Dracula (the imposing Matthew
Linzer) often moved in loose, lateral steps – the opposite of the diagonal dynamic
we earthly humans employ. But this quirky
vampirishness was mixed with sailing grand allegro steps, because, you know, it’s
ballet.
The dancing in the big
corps numbers – Dracula’s Gypsies, in Act I, and his Minions, at the end of Act
II – was hard-driving and tight. The Brides of Dracula (Yu Suzuki, Shannon
Quirk, Rachelle Butler) were wonderful, seducing Harker with come-hither
neoclassical dance adorned with batlike upper-body contractions, arms like
wings waving overhead. Slinking into elastic, long-legged arabesques and
attitude turns they fluttered their soft white nightgowns and showed their
fangs – a demented fairy pas de trois, or three crazed Isadora Duncans on
pointe.
Tierney was aptly cast as
the innocent Mina. Her variation in the scene at Lucy Westernra’s
house was lovely and soft; her two pas
de deux with Roethslisberger were playful and
sweet. But the lifts during her pas with Dracula were choreographically
awkward. More than once Linzer tossed her onto his back into mildly compromising
positions that, plainly put, showed more than enough garter.
Madison Ballet powerhouse
Marguerite Luksik, who’s actually cast against type in her annual Nutcracker Sugarplum fairy role, was
electrifying as the wanton hellcat Lucy.
She rocked out in a wild danse en pointe, rolling her shoulders and
circling her forearms over a series of sixth position piques, flirtatious
little knock-kneed jumps and jazzy drag steps.
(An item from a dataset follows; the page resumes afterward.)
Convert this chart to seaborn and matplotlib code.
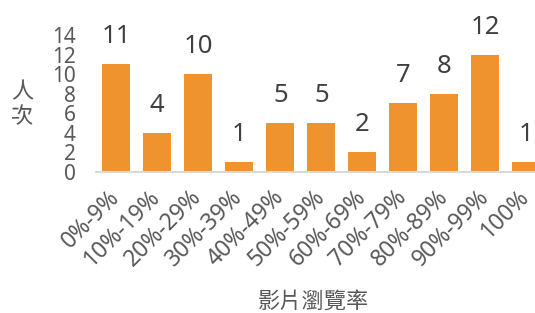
import matplotlib
matplotlib.use("Agg")
import matplotlib.pyplot as plt
import seaborn as sns

# dados
categorias = ["0%-9%", "10%-19%", "20%-29%", "30%-39%", "40%-49%", "50%-59%",
              "60%-69%", "70%-79%", "80%-89%", "90%-99%", "100%"]
valores = [11, 4, 10, 1, 5, 5, 2, 7, 8, 12, 1]
yticks = [0, 2, 4, 6, 8, 10, 12, 14]

cor_barra = "#EE932E"
cinza = "#595959"

sns.set_style("white")
plt.rcParams["font.family"] = ["Noto Sans", "Noto Sans CJK TC", "DejaVu Sans"]

fig = plt.figure(figsize=(5.35, 3.13), dpi=100)
ax = fig.add_axes([0.179, 0.452, 0.843, 0.436])

sns.barplot(x=categorias, y=valores, color=cor_barra, saturation=1,
            width=0.675, edgecolor="none", ax=ax)

# rótulos de dados acima das barras
for i, v in enumerate(valores):
    ax.annotate(str(v), (i, v), xytext=(0, 15), textcoords="offset points",
                ha="center", va="baseline", fontsize=18.5, color="#404040")

ax.set_ylim(0, 14)
ax.set_xlim(-0.5, len(categorias) - 0.5)
ax.set_yticks(yticks)
ax.tick_params(axis="y", length=0, pad=14.5, labelsize=15, labelcolor=cinza)
ax.tick_params(axis="x", length=0, pad=16, labelsize=16.5, labelcolor=cinza)
for lbl in ax.get_xticklabels():
    lbl.set_rotation(45)
    lbl.set_ha("right")
    lbl.set_va("center")
    lbl.set_rotation_mode("anchor")

for s in ["top", "right", "left"]:
    ax.spines[s].set_visible(False)
ax.spines["bottom"].set_color("#D9D9D9")
ax.spines["bottom"].set_linewidth(1.5)

ax.set_ylabel("人\n次", rotation=0, fontsize=16, color=cinza, ha="center",
              va="center", linespacing=1.1, family="Noto Sans CJK TC")
ax.yaxis.set_label_coords(-0.163, 0.49)
ax.set_xlabel("影片瀏覽率", fontsize=16, color=cinza, va="center",
              family="Noto Sans CJK TC")
ax.xaxis.set_label_coords(0.482, -0.95)

fig.savefig("out.png", dpi=100)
Her liquid nightmare variation, done under a full moon and set to
mournful music, showcased sleek neoclassical pointework shaded with subtle hip
and shoulder rolls.
Luksik’s vampire dance, in
the depths of Lucy’s tomb, was the pinnacle of this production. The music went rhythmic, with a hint of
clave. Blood red-lit columns descended
from above while light patterns on the floor played back and forth – a spooky
hallucination. The vampire slayer, Dr.
Van Helsing (Jacob Ashley) and his posse – Mina and Harker, plus Lucy’s three suitors
(Bjorn Bolinder, Anthony Femath and Phillip Ollenburg) – burst into the scene. Luksik
arched up off her cold morgue slab, hissing, and hovered, bat-like,
among the men, who lifted and dipped her and literally tossed her through the
air from one to the next. Death defying!
The audience gasped. Van Helsing
chopped off her head at the end of this pas de sept.
What followed – the
killing of Dracula – was, as in the novel, anticlimatic. The battle scene in which Van Helsing and his
allies go after the big vampire was amply dynamic, especially the exchange
between Ashley and Linzer involving a lift / cabriole / toss sequence. And Linzer got in a short coupe jeté / attitude
turn combination before Ashley drove the stake through his heart. But the final emphasis
on blood licking and agonized cape flinging was disapointing. We didn’t quite see enough of Dracula in this
ballet, which left me hungry for more. Some spectacularly furious bravura variation before he staggered into his final fall would have satisfied the craving.